▸ DATA TO PROCESS
· · ·

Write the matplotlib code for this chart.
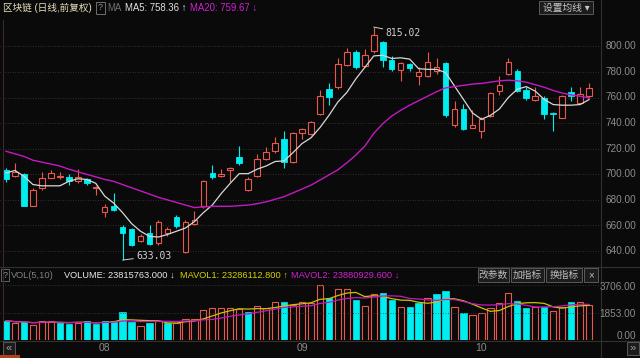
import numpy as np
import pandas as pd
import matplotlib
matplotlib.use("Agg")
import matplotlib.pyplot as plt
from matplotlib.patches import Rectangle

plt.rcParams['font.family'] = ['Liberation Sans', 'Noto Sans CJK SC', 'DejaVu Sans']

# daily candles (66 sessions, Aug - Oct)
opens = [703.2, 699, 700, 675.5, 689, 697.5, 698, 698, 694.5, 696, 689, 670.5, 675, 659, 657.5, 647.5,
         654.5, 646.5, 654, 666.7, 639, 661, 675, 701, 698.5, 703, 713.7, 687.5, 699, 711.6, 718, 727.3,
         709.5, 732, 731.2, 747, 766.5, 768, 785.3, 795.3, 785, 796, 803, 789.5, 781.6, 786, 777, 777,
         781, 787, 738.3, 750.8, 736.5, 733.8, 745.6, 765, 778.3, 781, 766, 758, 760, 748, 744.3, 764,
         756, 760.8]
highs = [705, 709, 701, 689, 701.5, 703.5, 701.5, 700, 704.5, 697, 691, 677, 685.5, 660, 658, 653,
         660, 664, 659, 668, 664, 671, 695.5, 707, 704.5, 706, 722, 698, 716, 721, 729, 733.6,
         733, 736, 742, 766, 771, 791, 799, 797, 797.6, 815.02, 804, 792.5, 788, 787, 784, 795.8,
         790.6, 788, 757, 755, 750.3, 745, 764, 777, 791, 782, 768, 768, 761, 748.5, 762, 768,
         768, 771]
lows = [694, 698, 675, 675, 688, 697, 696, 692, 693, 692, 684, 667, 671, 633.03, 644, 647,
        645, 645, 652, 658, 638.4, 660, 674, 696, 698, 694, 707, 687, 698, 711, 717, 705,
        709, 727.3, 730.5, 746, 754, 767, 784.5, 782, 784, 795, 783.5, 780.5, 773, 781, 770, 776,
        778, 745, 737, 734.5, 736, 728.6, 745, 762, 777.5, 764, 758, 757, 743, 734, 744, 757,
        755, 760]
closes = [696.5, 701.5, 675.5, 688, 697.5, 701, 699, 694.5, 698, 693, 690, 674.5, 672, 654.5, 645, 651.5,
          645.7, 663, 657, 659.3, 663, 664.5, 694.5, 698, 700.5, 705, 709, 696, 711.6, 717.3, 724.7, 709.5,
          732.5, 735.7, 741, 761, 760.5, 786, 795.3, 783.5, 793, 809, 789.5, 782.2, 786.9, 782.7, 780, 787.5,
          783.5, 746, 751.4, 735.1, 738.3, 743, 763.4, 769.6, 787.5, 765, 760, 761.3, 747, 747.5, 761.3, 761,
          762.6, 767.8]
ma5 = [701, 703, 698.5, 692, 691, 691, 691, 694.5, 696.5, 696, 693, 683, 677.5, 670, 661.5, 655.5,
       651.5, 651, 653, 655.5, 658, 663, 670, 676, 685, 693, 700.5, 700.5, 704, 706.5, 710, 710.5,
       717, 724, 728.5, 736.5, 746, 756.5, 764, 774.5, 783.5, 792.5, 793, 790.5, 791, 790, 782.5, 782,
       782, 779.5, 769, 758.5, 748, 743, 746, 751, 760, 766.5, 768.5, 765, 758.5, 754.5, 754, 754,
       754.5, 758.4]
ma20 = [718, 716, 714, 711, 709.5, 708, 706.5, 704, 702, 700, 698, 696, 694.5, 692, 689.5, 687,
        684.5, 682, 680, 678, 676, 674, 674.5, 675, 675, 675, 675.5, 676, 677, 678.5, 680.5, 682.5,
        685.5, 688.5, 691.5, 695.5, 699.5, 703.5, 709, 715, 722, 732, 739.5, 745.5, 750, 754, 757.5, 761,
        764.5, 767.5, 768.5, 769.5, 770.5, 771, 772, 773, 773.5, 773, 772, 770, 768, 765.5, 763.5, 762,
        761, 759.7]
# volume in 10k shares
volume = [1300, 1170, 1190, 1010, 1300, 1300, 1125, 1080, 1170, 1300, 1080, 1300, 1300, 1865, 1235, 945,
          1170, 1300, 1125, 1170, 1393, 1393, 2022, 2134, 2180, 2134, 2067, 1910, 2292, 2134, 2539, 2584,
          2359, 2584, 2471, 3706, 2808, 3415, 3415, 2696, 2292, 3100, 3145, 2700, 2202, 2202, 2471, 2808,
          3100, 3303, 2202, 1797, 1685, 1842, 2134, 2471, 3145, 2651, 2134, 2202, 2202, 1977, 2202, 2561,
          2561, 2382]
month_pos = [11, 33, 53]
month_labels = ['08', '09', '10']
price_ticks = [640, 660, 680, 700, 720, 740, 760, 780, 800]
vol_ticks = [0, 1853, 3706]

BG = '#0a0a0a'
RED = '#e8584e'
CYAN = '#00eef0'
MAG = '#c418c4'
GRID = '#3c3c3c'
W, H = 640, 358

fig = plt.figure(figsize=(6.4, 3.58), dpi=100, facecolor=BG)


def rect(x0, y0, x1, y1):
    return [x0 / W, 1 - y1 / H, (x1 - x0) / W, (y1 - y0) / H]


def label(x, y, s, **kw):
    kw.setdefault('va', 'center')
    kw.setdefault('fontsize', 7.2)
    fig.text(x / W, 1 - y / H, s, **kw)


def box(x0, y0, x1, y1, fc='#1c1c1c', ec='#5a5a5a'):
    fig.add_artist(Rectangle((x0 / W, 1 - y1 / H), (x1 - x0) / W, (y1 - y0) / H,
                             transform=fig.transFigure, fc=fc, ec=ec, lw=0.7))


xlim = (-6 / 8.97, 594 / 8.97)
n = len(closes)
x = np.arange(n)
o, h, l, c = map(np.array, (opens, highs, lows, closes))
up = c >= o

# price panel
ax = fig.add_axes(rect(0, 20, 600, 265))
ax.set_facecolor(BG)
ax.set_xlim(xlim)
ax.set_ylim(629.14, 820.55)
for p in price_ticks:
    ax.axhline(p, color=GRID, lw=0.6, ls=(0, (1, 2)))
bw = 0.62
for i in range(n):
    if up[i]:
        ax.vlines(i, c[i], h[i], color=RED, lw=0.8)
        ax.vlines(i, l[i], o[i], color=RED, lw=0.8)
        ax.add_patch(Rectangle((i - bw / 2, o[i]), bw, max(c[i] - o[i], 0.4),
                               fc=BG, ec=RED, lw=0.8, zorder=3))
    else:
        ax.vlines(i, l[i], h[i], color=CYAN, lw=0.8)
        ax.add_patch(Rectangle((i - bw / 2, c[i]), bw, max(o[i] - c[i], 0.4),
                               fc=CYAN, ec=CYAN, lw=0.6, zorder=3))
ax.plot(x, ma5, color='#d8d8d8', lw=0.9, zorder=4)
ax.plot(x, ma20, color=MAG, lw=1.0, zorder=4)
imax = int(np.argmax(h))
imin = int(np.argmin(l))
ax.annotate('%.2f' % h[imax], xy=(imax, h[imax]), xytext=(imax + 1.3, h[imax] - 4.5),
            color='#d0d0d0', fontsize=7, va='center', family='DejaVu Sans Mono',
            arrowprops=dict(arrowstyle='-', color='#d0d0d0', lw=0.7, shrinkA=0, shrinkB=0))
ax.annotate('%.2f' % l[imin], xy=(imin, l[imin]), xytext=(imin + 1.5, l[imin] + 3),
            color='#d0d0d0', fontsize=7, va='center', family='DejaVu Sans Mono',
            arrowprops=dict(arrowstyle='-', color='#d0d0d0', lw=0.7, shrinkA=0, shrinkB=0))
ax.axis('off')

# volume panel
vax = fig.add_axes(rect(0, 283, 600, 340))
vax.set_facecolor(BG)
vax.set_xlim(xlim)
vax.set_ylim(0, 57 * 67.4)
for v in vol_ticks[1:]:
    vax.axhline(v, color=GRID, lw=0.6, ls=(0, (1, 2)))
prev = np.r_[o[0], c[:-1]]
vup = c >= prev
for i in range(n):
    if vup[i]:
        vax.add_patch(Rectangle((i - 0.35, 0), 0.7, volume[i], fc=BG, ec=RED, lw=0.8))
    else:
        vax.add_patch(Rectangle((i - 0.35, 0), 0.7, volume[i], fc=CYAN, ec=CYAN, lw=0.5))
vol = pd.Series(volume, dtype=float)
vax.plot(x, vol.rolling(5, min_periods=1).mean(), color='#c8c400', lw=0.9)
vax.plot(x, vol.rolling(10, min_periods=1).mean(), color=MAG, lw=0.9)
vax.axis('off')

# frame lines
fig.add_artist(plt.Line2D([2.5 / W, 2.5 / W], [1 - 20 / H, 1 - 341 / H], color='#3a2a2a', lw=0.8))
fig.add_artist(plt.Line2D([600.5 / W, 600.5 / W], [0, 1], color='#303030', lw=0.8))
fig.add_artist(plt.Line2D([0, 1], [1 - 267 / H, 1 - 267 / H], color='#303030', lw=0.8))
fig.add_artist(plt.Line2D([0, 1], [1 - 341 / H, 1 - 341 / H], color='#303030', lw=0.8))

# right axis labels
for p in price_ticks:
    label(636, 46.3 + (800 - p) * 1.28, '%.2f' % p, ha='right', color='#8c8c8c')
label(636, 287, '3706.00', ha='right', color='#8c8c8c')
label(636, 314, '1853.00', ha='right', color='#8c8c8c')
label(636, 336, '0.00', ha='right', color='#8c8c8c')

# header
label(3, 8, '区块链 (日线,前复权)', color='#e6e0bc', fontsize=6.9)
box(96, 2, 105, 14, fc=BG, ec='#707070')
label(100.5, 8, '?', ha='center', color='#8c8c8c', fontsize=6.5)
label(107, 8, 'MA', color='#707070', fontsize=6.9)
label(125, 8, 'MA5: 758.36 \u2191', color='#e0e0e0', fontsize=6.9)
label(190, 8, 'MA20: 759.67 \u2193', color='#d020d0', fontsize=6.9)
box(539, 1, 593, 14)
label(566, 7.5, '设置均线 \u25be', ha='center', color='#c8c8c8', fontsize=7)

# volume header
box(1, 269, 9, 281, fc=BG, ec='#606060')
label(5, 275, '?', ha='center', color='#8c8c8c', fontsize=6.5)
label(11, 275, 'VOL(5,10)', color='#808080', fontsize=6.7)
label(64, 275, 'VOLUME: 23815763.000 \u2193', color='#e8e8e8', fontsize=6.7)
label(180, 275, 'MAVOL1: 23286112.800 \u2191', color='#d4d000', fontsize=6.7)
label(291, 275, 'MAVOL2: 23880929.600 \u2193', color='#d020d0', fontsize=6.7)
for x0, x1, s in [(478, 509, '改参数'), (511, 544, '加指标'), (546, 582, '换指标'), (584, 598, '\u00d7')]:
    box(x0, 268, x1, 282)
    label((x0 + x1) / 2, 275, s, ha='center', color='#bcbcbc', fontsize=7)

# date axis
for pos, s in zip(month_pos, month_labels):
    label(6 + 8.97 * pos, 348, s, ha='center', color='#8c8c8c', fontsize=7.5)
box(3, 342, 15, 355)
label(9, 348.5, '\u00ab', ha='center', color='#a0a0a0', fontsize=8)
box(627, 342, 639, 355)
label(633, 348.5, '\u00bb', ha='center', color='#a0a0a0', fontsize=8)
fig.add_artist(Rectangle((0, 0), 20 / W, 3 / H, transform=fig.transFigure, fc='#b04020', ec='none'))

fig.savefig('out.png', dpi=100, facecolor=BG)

· · ·

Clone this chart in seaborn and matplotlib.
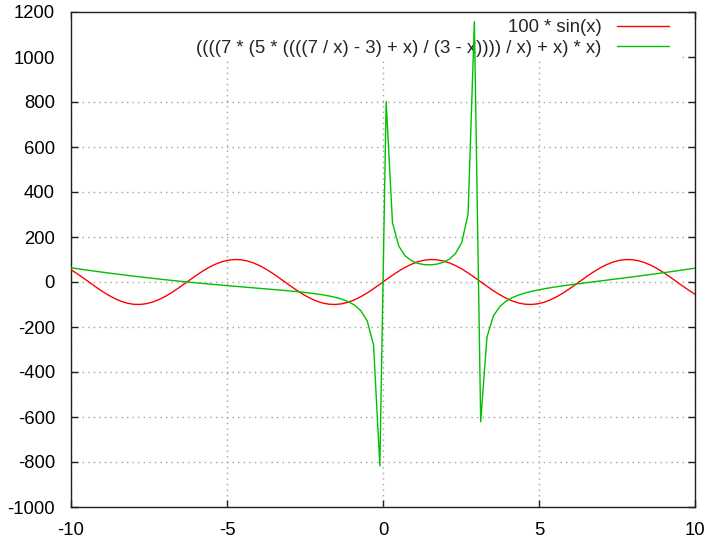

· · ·

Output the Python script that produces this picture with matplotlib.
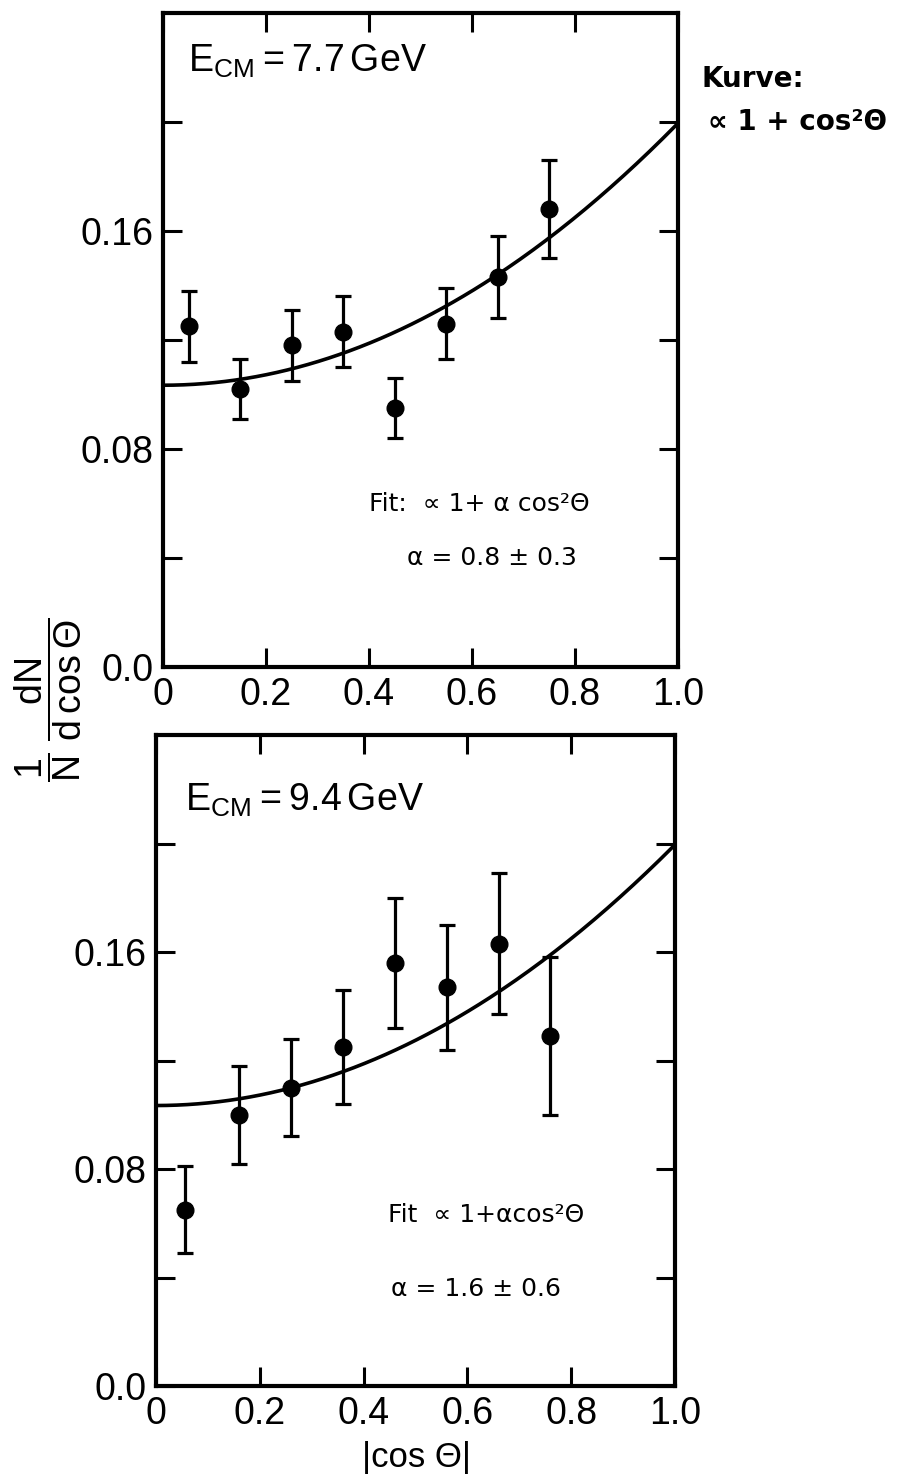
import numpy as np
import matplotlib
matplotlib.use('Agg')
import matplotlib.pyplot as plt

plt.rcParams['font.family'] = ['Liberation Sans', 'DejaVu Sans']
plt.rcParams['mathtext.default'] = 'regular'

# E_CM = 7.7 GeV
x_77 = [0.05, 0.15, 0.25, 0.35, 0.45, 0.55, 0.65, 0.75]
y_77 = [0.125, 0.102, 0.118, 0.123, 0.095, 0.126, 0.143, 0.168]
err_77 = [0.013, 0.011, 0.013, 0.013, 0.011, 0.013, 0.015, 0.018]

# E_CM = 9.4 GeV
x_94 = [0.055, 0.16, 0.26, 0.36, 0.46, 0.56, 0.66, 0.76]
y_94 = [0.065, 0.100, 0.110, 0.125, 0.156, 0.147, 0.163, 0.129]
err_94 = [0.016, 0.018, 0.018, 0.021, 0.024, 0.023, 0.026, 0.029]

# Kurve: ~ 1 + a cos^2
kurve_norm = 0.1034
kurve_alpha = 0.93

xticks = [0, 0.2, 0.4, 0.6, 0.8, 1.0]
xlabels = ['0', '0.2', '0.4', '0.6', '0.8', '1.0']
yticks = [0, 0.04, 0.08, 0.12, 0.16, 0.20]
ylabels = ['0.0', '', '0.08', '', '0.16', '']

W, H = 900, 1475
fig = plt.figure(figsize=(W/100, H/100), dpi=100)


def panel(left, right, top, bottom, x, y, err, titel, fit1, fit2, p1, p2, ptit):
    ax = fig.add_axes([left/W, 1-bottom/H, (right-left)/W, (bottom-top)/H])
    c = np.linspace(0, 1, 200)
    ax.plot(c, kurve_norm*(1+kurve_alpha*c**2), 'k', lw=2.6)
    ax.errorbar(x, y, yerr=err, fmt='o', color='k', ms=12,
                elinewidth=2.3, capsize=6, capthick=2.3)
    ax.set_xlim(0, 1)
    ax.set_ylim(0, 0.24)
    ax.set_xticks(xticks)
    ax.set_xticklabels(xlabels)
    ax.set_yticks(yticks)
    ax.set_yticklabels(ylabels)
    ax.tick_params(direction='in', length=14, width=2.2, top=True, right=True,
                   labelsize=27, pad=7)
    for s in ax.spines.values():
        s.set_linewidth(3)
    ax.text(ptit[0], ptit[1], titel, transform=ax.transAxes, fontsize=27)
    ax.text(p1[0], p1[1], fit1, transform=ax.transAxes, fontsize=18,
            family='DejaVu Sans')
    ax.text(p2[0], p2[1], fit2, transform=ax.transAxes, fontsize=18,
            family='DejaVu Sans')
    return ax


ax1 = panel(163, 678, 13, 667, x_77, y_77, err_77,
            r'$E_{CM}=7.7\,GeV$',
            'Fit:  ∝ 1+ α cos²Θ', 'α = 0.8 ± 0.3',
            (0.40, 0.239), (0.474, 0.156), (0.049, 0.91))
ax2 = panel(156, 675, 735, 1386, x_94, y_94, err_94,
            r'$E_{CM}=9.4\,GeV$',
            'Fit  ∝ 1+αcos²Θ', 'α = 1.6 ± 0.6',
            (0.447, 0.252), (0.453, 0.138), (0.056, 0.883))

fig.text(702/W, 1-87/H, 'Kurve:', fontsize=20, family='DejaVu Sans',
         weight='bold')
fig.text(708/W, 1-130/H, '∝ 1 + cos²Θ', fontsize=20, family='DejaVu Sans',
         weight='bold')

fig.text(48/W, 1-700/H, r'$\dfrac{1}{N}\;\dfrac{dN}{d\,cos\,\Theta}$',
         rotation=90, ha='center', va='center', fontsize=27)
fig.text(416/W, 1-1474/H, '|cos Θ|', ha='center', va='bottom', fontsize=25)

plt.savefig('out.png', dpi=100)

· · ·

▸ YOUR TASK
Transcribe only the lines from the line holding "Output the Python" through the line holding "plt.rcParams['mathtext.default'] = 'regular'", inclusive, without any of the pictures.

▸ THE REPLY
Output the Python script that produces this picture with matplotlib.
import numpy as np
import matplotlib
matplotlib.use('Agg')
import matplotlib.pyplot as plt

plt.rcParams['font.family'] = ['Liberation Sans', 'DejaVu Sans']
plt.rcParams['mathtext.default'] = 'regular'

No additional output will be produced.